The town will monitor the elevation projects during the normal building inspection process. While the grant applications were based on a single quote, property owners must receive three quotes from contractors prior to starting work. The grants will be released to the property owners as reimbursement after each elevation project is completed.
As a condition for receiving a grant under the program, property owners must agree to maintain flood insurance on their property whether or not they have a mortgage. The flood insurance requirement will continue for future owners of each property as a deed restriction.
The elevation projects are expected to result in significantly lower flood insurance premiums for the property owners. The cost of premiums has shot as high as $54,000 per year, Grzybowski said. “The premiums are increasing based on risk. For people below base flood elevation, their risk is exponentially higher than for somebody who is already where they should be by code,” she said.
In addition to benefiting individual property owners, the elevation projects will help neighbors and the town by potentially increasing or maintaining property values. Also, Grzybowski said, houses that withstand floods will cut down on the amount of debris that can cause damage to other houses and ultimately must be cleaned up by the town.
Superstorm Sandy pushed 4 feet of water onto Breach Drive, a peninsula-like roadway that juts out into Winnapaug Pond and is bordered by the waters of the Weekapaug Breachway. Retano ended up with 14 inches of water in his house. He and his family had talked over the years about trying to raise the house.
“The affordability is pretty crazy.
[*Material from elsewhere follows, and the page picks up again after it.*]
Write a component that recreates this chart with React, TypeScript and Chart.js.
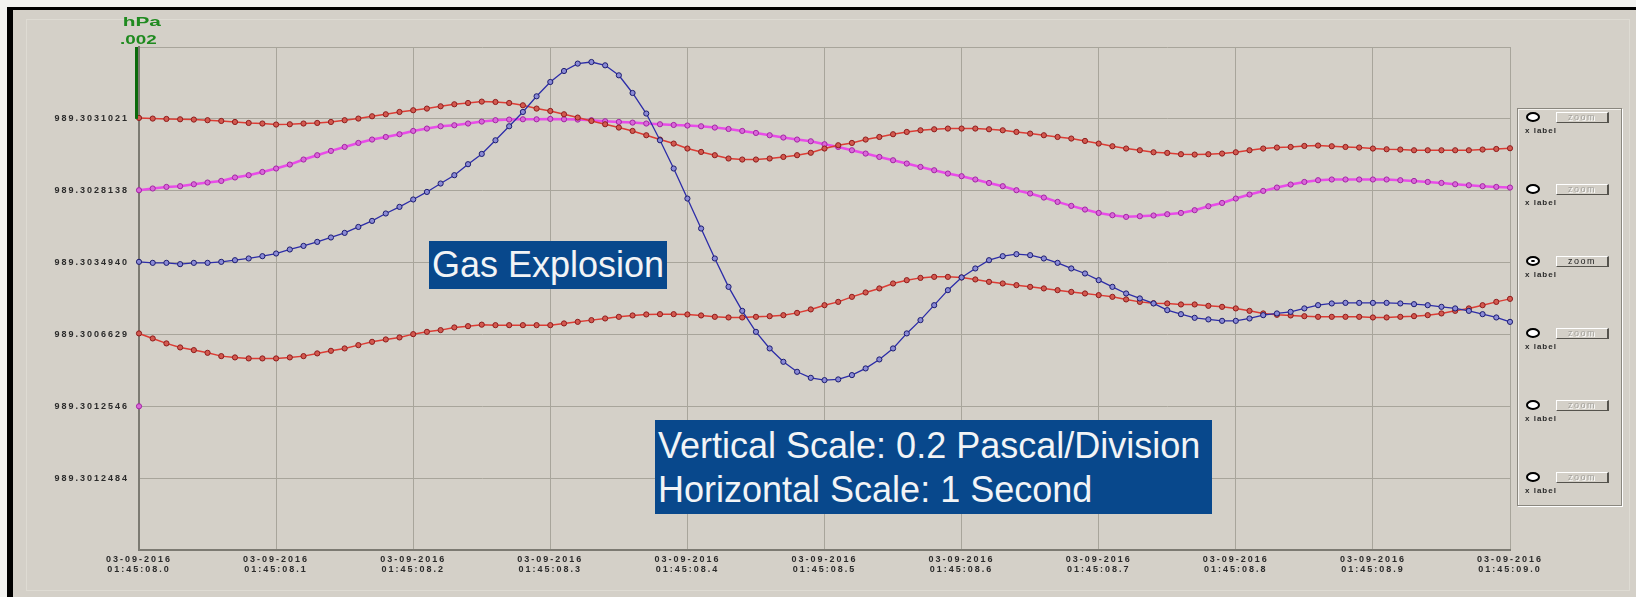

A few people on my street did it and I watched with great interest but we just didn’t have the money to do it,” Retano said.
Having been approved for the grant, Retano said he hoped to “save my house for the future and for my children.”
The town is conducting a meeting Thursday at 2 p.m. at Town Hall with property owners approved for the grants to review project requirements, including local zoning and building policies, as well as those set out by the state Coastal Resource Management Council.